# 15 in 5 at the berry



## cantnotfish (Jan 3, 2010)

Hit the berry again this morning and it was once again smokin hott!! The bite was a bit lighter than the last trip I made there. I went through 48 waxies of the 50 that I brought. We started out a little deep in 23 feet of water and iced two nice bows and one cutt. I had to find my drop off that goes from 12 to 20 feet and fished the top of the drop and the action was as fast as it could be. Fish were constantly on my lowrance and biting my tube waxie combo. We ended up with 15 or 16 fish....... that is still a debate. 5 of those were bows the rest were cutts all in the upper end of the slot. As usual for the berry the hott fishin just died at about 10:30. We picked up a few more stragglers after then and decided to call it a day at noon. All in all another great day on my favorite place to dance a jig under the hard deck. FISH ON!


----------



## cantnotfish (Jan 3, 2010)

Oh yeah. Let me add that my buddie all but vaporized a doe with his powerstroke on our way up. Just at the mouth of provo canyon on 8th north in orem. Poor truck, never saw that deer till it hit square on the front toe hook. Wish I could have got the tenderloins out of her but we were in a hurry.


----------



## wes242 (Jan 2, 2010)

Sounds like fun, I haven't made it to Strawberry this year. I think I might have to get out somewhere tomorrow. If you head up that way next weekend let me know.


----------



## cantnotfish (Jan 3, 2010)

Sweet! I don't work tomorrow either. We can go somewhere if u want? The berry is rank right now!


----------



## wes242 (Jan 2, 2010)

I might be up for that, my wife works at 6am and she is done with ice fishing..... so it would be a good time to go. I been catching another cold, but I can't let that keep me from tring to get some great fishing in!


----------



## cantnotfish (Jan 3, 2010)

That's true. Well let me know. My number is on facebook if u wana text or call me later.


----------



## gmanhunter (Dec 27, 2007)

Sounds like a great trip. I was out there sunday. I didn't do so well. My snowmobile broke down, so I wasn't able to fish where I wanted to. I talked with a hot dnr lady officer, and she told me it was slow all over the lake that day.
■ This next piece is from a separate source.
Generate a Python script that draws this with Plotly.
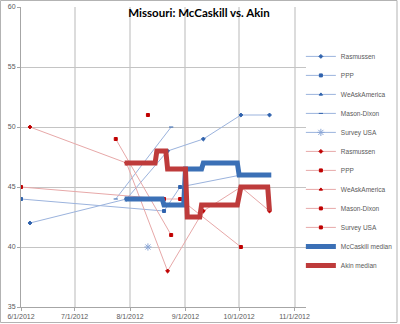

I'll have the sled running by next weekend, and hope to post a post like yours.


----------



## cantnotfish (Jan 3, 2010)

Good luck to ya gmanhunter! Hope u get that sled runnin again. I went back up there today with wes242 and we caught 10 by 10:00 and took off at 11. I hope to read another report like mine. Seems I've had better luck than most up there. Just gota know where they are I guess. FISH ON!


----------